Disney doesn't live or die by "Frozen" alone

We think Frozen has legs. We absolutely believe that this is beginning of a long-term franchise for the company and that will reflect itself in all of our divisions, consumer products certainly not the least of which. But even if you look at the last quarter, many other franchisers, franchises were contributors to the success of the consumer products division.

By the way, not the least of these was Mickey and Minnie, Disney channel franchises. And we like what Frozen delivered but it's not -- it's certainly not the one and only for us. We have 11 franchises that now retail at over $1 billion as of the last year. -- Jay Rasulo

Yeah, so if you thought you'd make it through an entire Disney article without running across "Frozen," I'm afraid you were mistaken.

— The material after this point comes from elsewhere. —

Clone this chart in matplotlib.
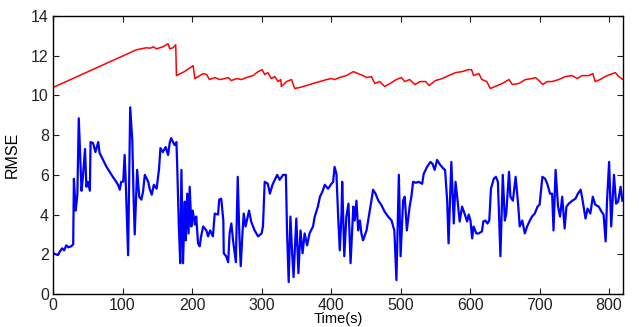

On the other hand, this quote reminds us that Anna and Elsa sure made a difference, but that Disney is so much bigger than any single franchise. Even a monster property like "Frozen" can only do so much for a company with a world-class stable of proven cash machines.

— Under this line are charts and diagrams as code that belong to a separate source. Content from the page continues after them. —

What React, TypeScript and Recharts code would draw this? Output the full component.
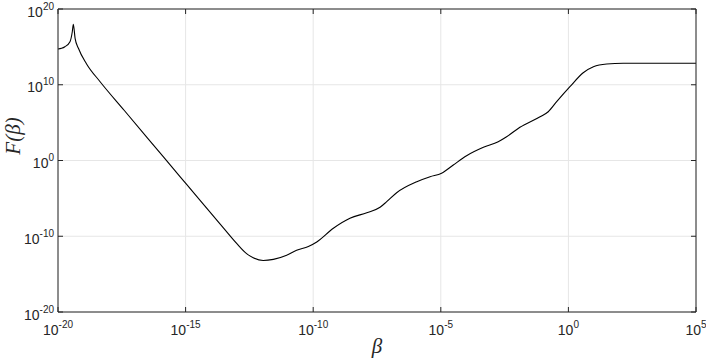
import React from 'react';
import { LineChart, Line, XAxis, YAxis, CartesianGrid } from 'recharts';

// log10(beta) and log10(F(beta))
const betaExp = [
  -20, -19.86, -19.73, -19.53, -19.44, -19.4, -19.33, -19.2, -18.88, -18.35,
  -17.4, -16.5, -15.22, -14.44, -13.52, -13.0, -12.61, -12.35, -11.96, -11.56,
  -11.04, -10.65, -10.19, -9.86, -9.21, -8.56, -7.9, -7.38, -7.12, -6.73,
  -5.94, -5.42, -4.97, -4.51, -3.99, -3.33, -2.75, -2.42, -1.9, -1.11,
  -0.79, -0.46, 0.06, 0.58, 0.98, 1.5, 2.15, 5,
];
const fExp = [
  14.72, 14.81, 15.02, 15.68, 17.0, 17.98, 16.13, 14.81, 12.75, 10.4,
  6.6, 3.0, -2.12, -5.24, -8.9, -10.95, -12.3, -12.85, -13.2, -13.05,
  -12.5, -11.85, -11.35, -10.75, -8.95, -7.63, -6.89, -6.18, -5.44, -4.25,
  -2.8, -2.14, -1.69, -0.59, 0.63, 1.74, 2.48, 3.14, 4.38, 5.78,
  6.44, 7.76, 9.74, 11.59, 12.38, 12.74, 12.83, 12.83,
];

const xTicks = [1e-20, 1e-15, 1e-10, 1e-5, 1e0, 1e5];
const yTicks = [1e-20, 1e-10, 1e0, 1e10, 1e20];

const data = betaExp.map((e, i) => ({ beta: Math.pow(10, e), f: Math.pow(10, fExp[i]) }));

const AXIS = '#262626';
const FONT = '"Liberation Sans", Arial, sans-serif';

const expOf = (v: number) => String(Math.round(Math.log10(v)));

const BottomTick = (props: any) => {
  const { x, y, payload } = props;
  return (
    <g>
      <line x1={x} y1={y} x2={x} y2={y - 5} stroke={AXIS} />
      <text x={x} y={y + 23} textAnchor="middle" fill={AXIS} fontFamily={FONT} fontSize={14}>
        <tspan>10</tspan>
        <tspan dy={-7} fontSize={10}>{expOf(payload.value)}</tspan>
      </text>
    </g>
  );
};

const LeftTick = (props: any) => {
  const { x, y, payload } = props;
  return (
    <g>
      <line x1={x} y1={y} x2={x + 5} y2={y} stroke={AXIS} />
      <text x={x - 4} y={y + 7.5} textAnchor="end" fill={AXIS} fontFamily={FONT} fontSize={14}>
        <tspan>10</tspan>
        <tspan dy={-7} fontSize={10}>{expOf(payload.value)}</tspan>
      </text>
    </g>
  );
};

const TopTick = (props: any) => {
  const { x, y } = props;
  return <line x1={x} y1={y} x2={x} y2={y + 5} stroke={AXIS} />;
};

const RightTick = (props: any) => {
  const { x, y } = props;
  return <line x1={x} y1={y} x2={x - 5} y2={y} stroke={AXIS} />;
};

export default function App() {
  return (
    <div style={{ position: 'absolute', left: 0, top: 0, width: 706, height: 360, background: '#fff' }}>
      <LineChart width={706} height={360} data={data} margin={{ top: 8, right: 9, bottom: 8, left: 0 }}>
        <CartesianGrid stroke="#e6e6e6" />
        <XAxis
          dataKey="beta"
          type="number"
          scale="log"
          domain={[1e-20, 1e5]}
          ticks={xTicks}
          allowDataOverflow
          height={40}
          tickSize={0}
          tickMargin={0}
          tickLine={false}
          axisLine={{ stroke: AXIS }}
          tick={<BottomTick />}
          interval={0}
        />
        <XAxis
          xAxisId="top"
          dataKey="beta"
          orientation="top"
          type="number"
          scale="log"
          domain={[1e-20, 1e5]}
          ticks={xTicks}
          allowDataOverflow
          height={1}
          tickSize={0}
          tickMargin={0}
          tickLine={false}
          axisLine={{ stroke: AXIS }}
          tick={<TopTick />}
          interval={0}
        />
        <YAxis
          dataKey="f"
          type="number"
          scale="log"
          domain={[1e-20, 1e20]}
          ticks={yTicks}
          allowDataOverflow
          width={58}
          tickSize={0}
          tickMargin={0}
          tickLine={false}
          axisLine={{ stroke: AXIS }}
          tick={<LeftTick />}
          interval={0}
        />
        <YAxis
          yAxisId="right"
          dataKey="f"
          orientation="right"
          type="number"
          scale="log"
          domain={[1e-20, 1e20]}
          ticks={yTicks}
          allowDataOverflow
          width={1}
          tickSize={0}
          tickMargin={0}
          tickLine={false}
          axisLine={{ stroke: AXIS }}
          tick={<RightTick />}
          interval={0}
        />
        {/* invisible twin so the top/right box axes have data */}
        <Line
          xAxisId="top"
          yAxisId="right"
          dataKey="f"
          stroke="none"
          dot={false}
          activeDot={false}
          isAnimationActive={false}
        />
        <Line
          type="monotone"
          dataKey="f"
          stroke="#000"
          strokeWidth={1.1}
          dot={false}
          isAnimationActive={false}
        />
      </LineChart>
      <svg width={706} height={360} style={{ position: 'absolute', left: 0, top: 0, pointerEvents: 'none' }}>
        <text x={377} y={353} textAnchor="middle" fontFamily='"Liberation Serif", serif' fontStyle="italic" fontSize={21} fill={AXIS}>
          β
        </text>
        <text
          transform="translate(20,136) rotate(-90)"
          textAnchor="middle"
          fontFamily='"Liberation Serif", serif'
          fontStyle="italic"
          fontSize={21}
          fill={AXIS}
        >
          F(β)
        </text>
      </svg>
    </div>
  );
}
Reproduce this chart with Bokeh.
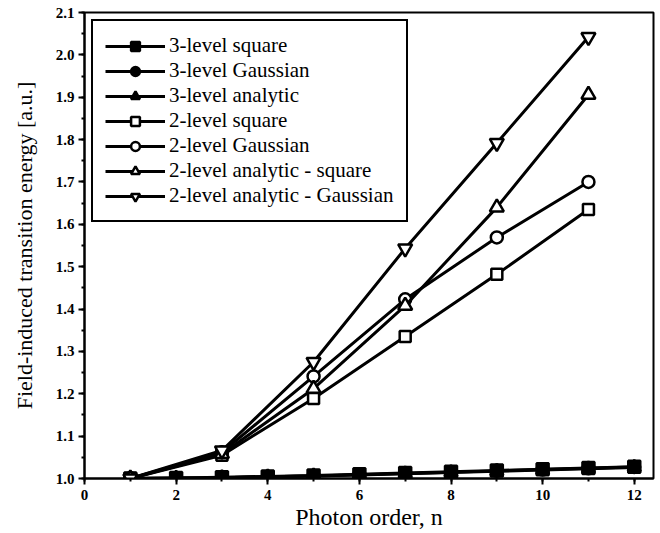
from bokeh.plotting import figure
from bokeh.models import Range1d, NumeralTickFormatter, Legend, LegendItem, SingleIntervalTicker
from bokeh.embed import file_html
from bokeh.resources import INLINE

# photon orders
n_three = [1, 2, 3, 4, 5, 6, 7, 8, 9, 10, 11, 12]
n_two = [1, 3, 5, 7, 9, 11]

# three-level model
three_square = [1.000, 1.001, 1.003, 1.005, 1.007, 1.010, 1.013, 1.016, 1.019, 1.022, 1.025, 1.028]
three_gauss = [1.000, 1.001, 1.002, 1.004, 1.006, 1.009, 1.012, 1.015, 1.018, 1.021, 1.024, 1.027]
three_analytic = [1.000, 1.001, 1.002, 1.004, 1.006, 1.008, 1.011, 1.014, 1.017, 1.020, 1.023, 1.026]

# two-level model
two_square = [1.000, 1.055, 1.189, 1.335, 1.482, 1.635]
two_gauss = [1.000, 1.062, 1.241, 1.423, 1.569, 1.700]
two_analytic_square = [1.000, 1.058, 1.212, 1.408, 1.640, 1.906]
two_analytic_gauss = [1.000, 1.066, 1.275, 1.543, 1.792, 2.042]

labels = [
    "3-level square",
    "3-level Gaussian",
    "3-level analytic",
    "2-level square",
    "2-level Gaussian",
    "2-level analytic - square",
    "2-level analytic - Gaussian",
]

SERIF = "Liberation Serif"

p = figure(
    width=660, height=533,
    output_backend="svg", toolbar_location=None,
    x_range=Range1d(0, 12.42), y_range=Range1d(1.0, 2.1),
    min_border_left=84, min_border_right=7, min_border_top=12, min_border_bottom=55,
)
p.background_fill_color = "white"
p.border_fill_color = "white"
p.outline_line_color = "black"
p.outline_line_width = 2
p.outline_line_alpha = 1.0
p.xgrid.visible = False
p.ygrid.visible = False

p.xaxis.ticker = SingleIntervalTicker(interval=2, num_minor_ticks=2)
p.yaxis.ticker = SingleIntervalTicker(interval=0.1, num_minor_ticks=2)
p.yaxis.formatter = NumeralTickFormatter(format="0.0")

for ax in (p.xaxis[0], p.yaxis[0]):
    ax.axis_line_width = 2
    ax.axis_line_color = "black"
    ax.major_tick_line_width = 2
    ax.minor_tick_line_width = 2
    ax.major_tick_in = 0
    ax.major_tick_out = 6
    ax.minor_tick_in = 0
    ax.minor_tick_out = 3
    ax.major_label_text_font = SERIF
    ax.major_label_text_font_style = "bold"
    ax.major_label_text_font_size = "15px"
    ax.major_label_text_color = "black"
    ax.axis_label_text_font = SERIF
    ax.axis_label_text_font_style = "normal"
    ax.axis_label_text_color = "black"

p.xaxis.axis_label = "Photon order, n"
p.xaxis.axis_label_text_font_size = "24px"
p.xaxis.major_label_standoff = 5
p.xaxis.axis_label_standoff = 1
p.yaxis.axis_label = "Field-induced transition energy [a.u.]"
p.yaxis.axis_label_text_font_size = "22px"
p.yaxis.major_label_standoff = 4
p.yaxis.axis_label_standoff = 16

LW = 3
items = []

def series(x, y, marker, filled, size, label):
    ln = p.line(x, y, line_color="black", line_width=LW)
    sc = p.scatter(
        x, y, marker=marker, size=size,
        line_color="black", line_width=2.5,
        fill_color="black" if filled else "white",
    )
    items.append(LegendItem(label=label, renderers=[ln, sc]))

series(n_three, three_square, "square", True, 12, labels[0])
series(n_three, three_gauss, "circle", True, 12, labels[1])
series(n_three, three_analytic, "triangle", True, 13, labels[2])
series(n_two, two_square, "square", False, 11, labels[3])
series(n_two, two_gauss, "circle", False, 12, labels[4])
series(n_two, two_analytic_square, "triangle", False, 14, labels[5])
series(n_two, two_analytic_gauss, "inverted_triangle", False, 14, labels[6])

legend = Legend(
    items=items, location="top_left",
    margin=7, padding=12, spacing=0,
    glyph_width=60, glyph_height=22, label_height=22, label_standoff=4,
    label_text_font=SERIF, label_text_font_size="21px", label_text_color="black",
    border_line_color="black", border_line_width=2, border_line_alpha=1.0,
    background_fill_color="white", background_fill_alpha=1.0,
)
p.add_layout(legend)

open("out.html", "w").write(file_html(p, INLINE))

Elsewhere in the call, Bob Iger repeated the line about 11 billion-dollar Disney franchises, and filled in with a couple more examples. "The strong holiday demand for Frozen as well as Mickey and Minnie, Spider-Man and Avengers led to the most successful quarter ever for Disney consumer products," Iger said.

There's life in the classics yet, and I don't expect that to change. Have you seen the lengths Disney is going to in order to keep its best back-catalog titles current? The live-action "Cinderella" remake, 65 years in the making, hits theaters in March. "Snow White and the Huntsman" pulled in $400 million of global box office stubs, 75 years after the animated tale's debut. "Maleficent" followed up on "Sleeping Beauty" a mere 55 years later, ringing up more than $750 million in worldwide ticket sales.

For a lesser studio, these remakes might have qualified as big risks. For Disney, they're simply a smart way to stretch an established content portfolio even further. One day, we'll get a live-action version of "Frozen," too, just as kids start to forget the words to "Let It Go."

Just be prepared to wait a few decades for that one.